ITC- UK Budget Previews.
MS expects to see an adjustment in the fiscal rules to allow further fiscal expansion via rise in ceiling on level of public investment from 3 to 3.5% og GDP and pushing back date for current budget balance by 2 years to FY2024/25. Gilt issuance to rise from £137bn in 2019-20 post-January remit adjustment to £146bn in 2020-2021.MS also note “The second key focus for investors of the Budget will be the consultation on RPI phaseout, which is scheduled to be published alongside the Budget and to run for six weeks until April, leading to a government response in the summer, before recess.”
NWM: expect more at £166bn. NWM forecast a PSNB deficit of £65bn (2.8% of GDP) in 2020-21 FY, a £25bn increase vs the November 2019 official forecasts. NWM expect further increases across ST and MT while LT and particularly Linkers are expected to experience another decrease in percentage term. On the other hand, MS reckons that proportion of issuance by maturity bucket will remain consistent with previous years. Here’s their 2 minute video on the budget tomorrow:
https://www.youtube.com/watch?v=5pTzoSmo28o
RBC: expect to see gross gilt issuance of £177bn for 2020/21 (vs £137bn this year) and, in their view, a strong probability of a Bank of England announcement on policy easing.
Citi: A 2020 Fiscal Trilogy — The 11th March budget will likely be the first of three major fiscal events in 2020, with a spending review and potential autumn budget expected to follow.
• Government Likely to Hold Steady for Now — On balance, we think the government is more likely to take a cautious approach this time, sticking to its electoral fiscal framework. However, an acceleration of the coronavirus outbreak could yet prove a game-changer.

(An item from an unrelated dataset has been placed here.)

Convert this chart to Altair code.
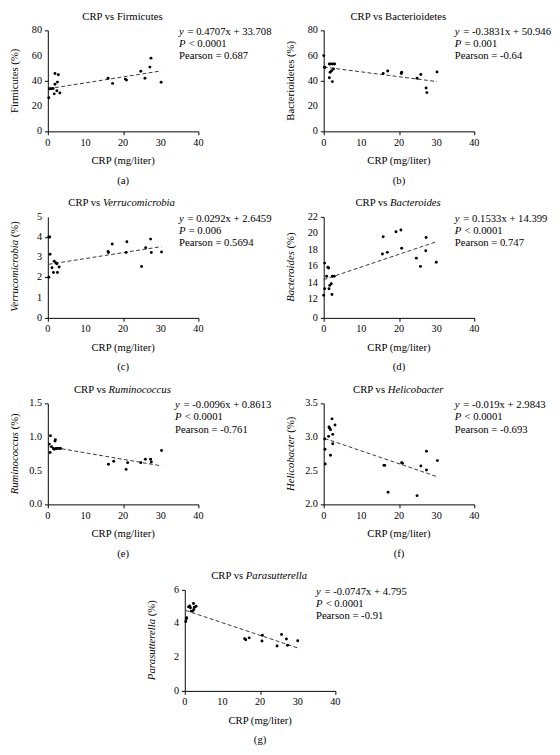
import altair as alt
import pandas as pd

FONT = "Liberation Serif, Times New Roman, serif"

# ---------------- data ----------------
crp_a = [0.26, 0.4, 0.85, 1.4, 1.7, 1.9, 1.9, 2.4, 2.55, 2.8, 3.2, 16.0, 17.2, 20.6, 20.9, 24.7, 25.8, 27.1, 27.4, 30.1]
firmicutes = [26.6, 33.8, 33.8, 34.0, 29.7, 37.3, 45.8, 32.2, 39.0, 44.8, 30.4, 42.0, 38.0, 41.4, 40.6, 47.6, 42.0, 50.9, 58.0, 38.9]

crp_b = [0.0, 0.2, 0.3, 1.5, 1.9, 2.4, 2.9, 1.5, 1.7, 2.1, 2.3, 2.6, 15.8, 17.0, 20.6, 20.7, 24.8, 25.8, 27.2, 27.4, 30.1]
bacterioidetes = [60.0, 50.9, 50.6, 53.4, 53.4, 53.4, 53.4, 42.5, 46.8, 48.0, 39.4, 49.4, 45.8, 47.8, 45.8, 46.8, 42.0, 45.0, 34.3, 30.7, 47.0]

crp_c = [0.26, 0.5, 0.26, 0.6, 1.1, 1.5, 1.7, 2.1, 2.4, 2.55, 3.0, 16.0, 16.1, 17.1, 20.8, 21.0, 24.9, 26.0, 27.3, 27.5, 30.2]
verrucomicrobia = [4.0, 4.0, 2.01, 3.15, 2.48, 2.25, 2.8, 2.73, 2.68, 2.25, 2.52, 3.29, 3.23, 3.66, 3.24, 3.77, 2.54, 3.47, 3.9, 3.24, 3.26]

crp_d = [0.26, 0.0, 0.26, 0.77, 1.1, 1.3, 1.4, 1.6, 2.0, 2.2, 2.3, 2.8, 15.8, 15.6, 16.9, 19.2, 20.5, 20.7, 24.6, 25.7, 27.2, 27.1, 29.9]
bacteroides = [16.4, 12.5, 13.3, 14.8, 15.9, 15.8, 13.3, 13.7, 13.9, 12.6, 14.8, 14.8, 19.6, 17.5, 17.7, 20.2, 20.4, 18.2, 17.0, 16.0, 19.5, 17.9, 16.5]

crp_e = [0.7, 0.4, 0.6, 1.0, 1.5, 1.9, 2.0, 1.7, 2.2, 2.5, 3.0, 3.4, 16.1, 17.5, 20.8, 21.2, 24.7, 25.9, 27.3, 27.5, 30.2]
ruminococcus = [1.02, 0.895, 0.77, 0.856, 0.83, 0.94, 0.96, 0.82, 0.83, 0.83, 0.83, 0.83, 0.595, 0.64, 0.52, 0.62, 0.62, 0.67, 0.67, 0.63, 0.80]

crp_f = [0.26, 0.34, 0.4, 1.3, 1.4, 1.6, 1.8, 1.8, 2.2, 2.4, 2.4, 3.0, 16.0, 16.2, 17.1, 20.7, 20.9, 24.8, 25.8, 27.3, 27.3, 30.2]
helicobacter = [2.97, 2.82, 2.60, 3.01, 3.15, 3.13, 3.11, 2.73, 3.27, 3.04, 2.90, 3.18, 2.58, 2.58, 2.18, 2.62, 2.61, 2.13, 2.57, 2.79, 2.51, 2.65]

crp_g = [0.26, 0.4, 0.5, 1.0, 1.3, 1.5, 1.7, 2.1, 2.3, 2.55, 3.0, 2.4, 15.9, 16.2, 17.1, 20.5, 20.6, 24.5, 25.7, 27.0, 27.3, 30.0]
parasutterella = [4.12, 4.28, 4.35, 4.99, 5.05, 4.94, 4.74, 4.74, 5.19, 4.97, 5.03, 4.84, 3.10, 3.04, 3.15, 2.96, 3.31, 2.67, 3.35, 3.08, 2.71, 2.98]

species = ["Firmicutes", "Bacterioidetes", "Verrucomicrobia", "Bacteroides", "Ruminococcus", "Helicobacter", "Parasutterella"]
italic_names = [False, False, True, True, True, True, True]
slopes = [0.4707, -0.3831, 0.0292, 0.1533, -0.0096, -0.019, -0.0747]
intercepts = [33.708, 50.946, 2.6459, 14.399, 0.8613, 2.9843, 4.795]
eq_texts = ["= 0.4707x + 33.708", "= -0.3831x + 50.946", "= 0.0292x + 2.6459", "= 0.1533x + 14.399",
            "= -0.0096x + 0.8613", "= -0.019x + 2.9843", "= -0.0747x + 4.795"]
p_texts = ["< 0.0001", "= 0.001", "= 0.006", "< 0.0001", "< 0.0001", "< 0.0001", "< 0.0001"]
pearson_texts = ["Pearson = 0.687", "Pearson = -0.64", "Pearson = 0.5694", "Pearson = 0.747",
                 "Pearson = -0.761", "Pearson = -0.693", "Pearson = -0.91"]
captions = ["(a)", "(b)", "(c)", "(d)", "(e)", "(f)", "(g)"]
y_domains = [[0, 80], [0, 80], [0, 5], [0, 12, 22], [0, 1.5], [2.0, 3.5], [0, 6]]
y_ticks = [[0, 20, 40, 60, 80], [0, 20, 40, 60, 80], [0, 1, 2, 3, 4, 5], [0, 12, 14, 16, 18, 20, 22],
           [0, 0.5, 1.0, 1.5], [2.0, 2.5, 3.0, 3.5], [0, 2, 4, 6]]
y_tick_labels = [["0", "20", "40", "60", "80"], ["0", "20", "40", "60", "80"], ["0", "1", "2", "3", "4", "5"],
                 ["0", "12", "14", "16", "18", "20", "22"], ["0.0", "0.5", "1.0", "1.5"],
                 ["2.0", "2.5", "3.0", "3.5"], ["0", "2", "4", "6"]]
x_ticks = [0, 10, 20, 30, 40]
x_tick_labels = ["0", "10", "20", "30", "40"]
x_title = "CRP (mg/liter)"
xs_all = [crp_a, crp_b, crp_c, crp_d, crp_e, crp_f, crp_g]
ys_all = [firmicutes, bacterioidetes, verrucomicrobia, bacteroides, ruminococcus, helicobacter, parasutterella]

# ---------------- layout ----------------
W, H = 155, 104
TS = 11      # title size
AS = 11      # annotation size
LS = 10.5    # tick label size

ROMAN = {"F": .556, "B": .667, "V": .722, "R": .667, "H": .722, "P": .556, "a": .444, "b": .5, "c": .444,
         "d": .5, "e": .444, "i": .278, "l": .278, "m": .778, "n": .5, "o": .5, "r": .333, "s": .389,
         "t": .278, "u": .5, "(": .333, "%": .833, ")": .333, " ": .25}
ITAL = {"F": .611, "B": .611, "V": .611, "R": .611, "H": .722, "P": .611, "a": .5, "b": .5, "c": .444,
        "d": .5, "e": .444, "i": .278, "l": .278, "m": .722, "n": .5, "o": .5, "r": .389, "s": .389,
        "t": .278, "u": .5, " ": .25}


def tw(s, italic, fs):
    tab = ITAL if italic else ROMAN
    return sum(tab.get(c, .5) for c in s) * fs


one = pd.DataFrame({"k": [0]})


def tstyle(size, italic=False, align="left", baseline="middle", angle=0):
    kw = dict(font=FONT, fontSize=size, color="black", align=align, baseline=baseline,
              fontStyle="italic" if italic else "normal", fontWeight="normal")
    if angle:
        kw["angle"] = angle
    return kw


def txt(text, x, y, size, italic=False, align="left", baseline="middle", angle=0):
    return alt.Chart(one).mark_text(text=text, **tstyle(size, italic, align, baseline, angle)).encode(
        x=alt.value(x), y=alt.value(y))


def panel(i, ann_x=135):
    xv, yv = xs_all[i], ys_all[i]
    df = pd.DataFrame({"x": xv, "y": yv})
    xs = alt.Scale(domain=[0, 40], nice=False, zero=False)
    dom = y_domains[i]
    if len(dom) == 3:
        ys = alt.Scale(domain=dom, range=[H, H - 19, 0], nice=False, zero=False)
    else:
        ys = alt.Scale(domain=dom, nice=False, zero=False)
    xax = alt.Axis(values=x_ticks, title=None, labels=False)
    yax = alt.Axis(values=y_ticks[i], title=None, labels=False)
    pts = alt.Chart(df).mark_circle(size=9, color="black", opacity=1).encode(
        x=alt.X("x:Q", scale=xs, axis=xax), y=alt.Y("y:Q", scale=ys, axis=yax))
    x0, x1 = min(xv), max(xv)
    ldf = pd.DataFrame({"x": [x0, x1], "y": [slopes[i] * x0 + intercepts[i], slopes[i] * x1 + intercepts[i]]})
    line = alt.Chart(ldf).mark_line(strokeDash=[4, 2.5], color="#333333", strokeWidth=1).encode(
        x=alt.X("x:Q", scale=xs), y=alt.Y("y:Q", scale=ys))

    # tick labels (drawn through the same scales)
    ylab = alt.Chart(pd.DataFrame({"v": y_ticks[i], "t": y_tick_labels[i]})).mark_text(
        **tstyle(LS, align="right")).encode(y=alt.Y("v:Q", scale=ys), x=alt.value(-6), text="t:N")
    xlab = alt.Chart(pd.DataFrame({"v": x_ticks, "t": x_tick_labels})).mark_text(
        **tstyle(LS, align="center")).encode(x=alt.X("v:Q", scale=xs), y=alt.value(H + 12), text="t:N")
    xt = txt(x_title, W / 2, H + 31, TS, align="center")

    it = italic_names[i]
    sp = species[i]
    # top title: "CRP vs" + species
    w_crp = tw("CRP vs", False, TS)
    w_sp = tw(sp, it, TS)
    gap = 0.25 * TS
    start = W / 2 - (w_crp + gap + w_sp) / 2
    t1 = txt("CRP vs", start + w_crp, -14, TS, align="right")
    t2 = txt(sp, start + w_crp + gap, -14, TS, italic=it, align="left")
    # y title (rotated): species + "(%)"
    w_pc = tw("(%)", False, TS)
    total = w_sp + gap + w_pc
    ybot = H / 2 + total / 2
    ysplit = ybot - w_sp
    yt1 = txt(sp, -31, ysplit, TS, italic=it, align="right", baseline="alphabetic", angle=270)
    yt2 = txt("(%)", -31, ysplit - gap, TS, align="left", baseline="alphabetic", angle=270)
    # annotation
    a1 = txt("y", ann_x, 2, AS, italic=True)
    a2 = txt(eq_texts[i], ann_x + tw("y", True, AS) + 0.25 * AS + 0.5, 2, AS)
    a3 = txt("P", ann_x, 14.5, AS, italic=True)
    a4 = txt(p_texts[i], ann_x + tw("P", True, AS) + 0.25 * AS + 0.5, 14.5, AS)
    a5 = txt(pearson_texts[i], ann_x, 27, AS)
    cap = txt(captions[i], W / 2, H + 51, TS, align="center")
    return alt.layer(line, pts, ylab, xlab, xt, t1, t2, yt1, yt2, a1, a2, a3, a4, a5, cap).properties(
        width=W, height=H)


spacer = alt.Chart(one).mark_text(text="").encode(x=alt.value(0), y=alt.value(0)).properties(width=12, height=H)

row1 = alt.hconcat(panel(0), panel(1), spacing=129, bounds="flush")
row2 = alt.hconcat(panel(2), panel(3), spacing=129, bounds="flush")
row3 = alt.hconcat(panel(4, ann_x=131), panel(5), spacing=129, bounds="flush")
row4 = alt.hconcat(spacer, panel(6), spacing=129, bounds="flush")

chart = alt.vconcat(row1, row2, row3, row4, spacing=12).properties(
    padding={"top": -8, "left": 0, "right": 0, "bottom": 0}
).configure_view(stroke=None).configure_axis(
    grid=False, domainColor="black", tickColor="black", tickSize=3.5, domainWidth=1, tickWidth=1
)

chart.save("out.html", embed_options={"renderer": "svg", "actions": False})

• Significant Risks Throughout 2020 — With the departure of Sajid Javid, we think the government will now break with its fiscal framework sooner. Risks of further fiscal stimulus either on 11th March or, more likely, later in 2020 have increased.
• Gilt issuance remit for FY20-21— Our updated gilt issuance forecast is £170.4bn, split 25.8% shorts, 23.7% mediums, 26.5% longs, 17.1% linkers and 6.9% unallocated. Gilt issuance looks set to remain around £170bn in the years ahead.
Lloyds: The recently appointed Chancellor of the Exchequer, Rishi Sunak, faces a tricky balancing act as he prepares to deliver his, and the new Conservative government’s, first Budget at 12:30GMT on the 11th March.
On the one hand, he needs to show that the government is delivering on the Prime Minister’s pledges of ‘levelling up’ the country and ‘unleashing Britain’s potential’.
Yet, on the other, his means of achieving these objectives through increases in ‘day-to-day’ current spending is likely to be constrained by a number of factors, not least his predecessor’s fiscal rules and statistical changes to the public finances.
This leaves the Chancellor with only limited room to increase current spending without finding offsetting cost savings/revenue increases elsewhere, particularly with likely downgrades to GDP growth forecasts to add a further constraint.
Therefore, in the absence of a more major re-write of the rules, scope for significantly increasing day-to-day spending is likely to be limited, more so as tackling the near-term fallout from the covid-19 virus is also likely to be high on the agenda.
The greater focus, therefore, is likely to be on investment spending where the fiscal rule governing capital expenditure is less restrictive and provides the Chancellor significant headroom to meet some of the government’s manifesto pledges.
However, the delay to the Infrastructure Strategy to later this year means that only the size of the overall spending envelope is likely to be announced at this stage.
It is important then to view this Budget as one of three fiscal events this year, with another Budget scheduled for the autumn and the Spending Review in September, leaving the Chancellor with the option of deferring some changes until later in the year.
Investec: Wednesday 11 March sees new Chancellor of the Exchequer Rishi Sunak present his first Budget. There has not been a UK Budget since October 2018. One had been planned for November last year under previous Chancellor Sajid Javid, but it was postponed due to December’s General Election. As a result, Britain has just had the longest period without a Budget since at least the 19th century.
• The emphasis of the Budget will be the delivery of the Government’s election promises. Most significantly, this involves ‘levelling up’ the economic discrepancies across the various parts of the UK. Indeed PM Boris Johnson has spoken of the need for everyone to be able to ‘get a fair share of future prosperity’. A key intention here of course is to raise spending, both on national infrastructure and in specific areas in less prosperous regions of the country. In practice though, this will be more of a medium-term process than the result of one Budget exercise. Indeed this week’s Budget will be the first of a trilogy of fiscal events which will include a Spending Review later this year and a further Budget in the autumn. Of course given the likely expansionary stance of the Budget, Mr Sunak will no doubt also bill his Budget as an exercise in tackling the downside risks form the coronavirus.